Didn't they teach you European geography/History in your Irish schools? Oh, by the way Ireland was historically dominated the English Germanic Anglo-Saxons.
Since we are Anglo-Saxons
NEWS FLASH! The Irish are Celts!
Nope. Bloodlines are way different. Try again. And that sure doesn't make it unracist to talk about Anglo-Saxon capitalism that shows how the social market economy pushers despise it. Modern Germans certainly don't see themselves as the brethren of the former Angles.
Anglo-Saxons are/were GERMAN
Olog,
Do you know if the UK has a safeguard in their constitution that treaties cannot supercede their constitution?
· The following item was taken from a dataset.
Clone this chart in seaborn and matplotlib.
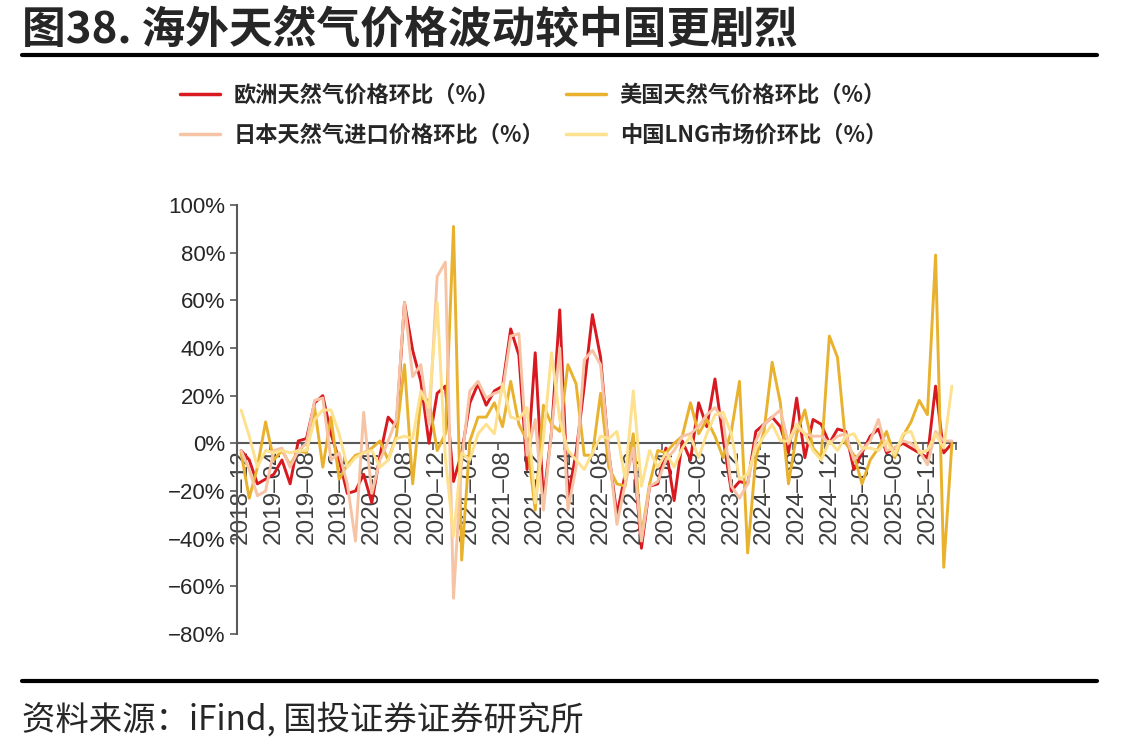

The scary thing is, the US does not. Case law has set the precedent that the US Constitution supercedes treaties, but it isn’t clear and all it would take is 5 Elana Kagens to overturn it.
"Are you defending the very socialism that you claim to decry? because by this consistent defense of anti-free-market Germany, you make yourself appear to champion socialism indeed."
There are two types of socialist countries: There are the tiny handful, that for a variety of reasons, are relatively prosperous- but would be a lot better off if they were pure capitalist (Sweden, Germany), and then there are the overwhelming majority that are complete disasters. Don't confuse the two.
And it seems really telling that you evaded addressing any of the factors that I mentioned that account for the differences between Germany and most of their flailing EU neighbors. (But when you're only on some kind of European nationalist kick, I guess that sort of thing happens).
“So you are defending socialism then... I evaded nothing.”
Don’t they teach reading comprehension over there?...
Well, I can assure you I have no “imperialist kick” for a foreign country.
Thanks for clarifying that. Germany’s elites have quite the opposite in mind, regrettably.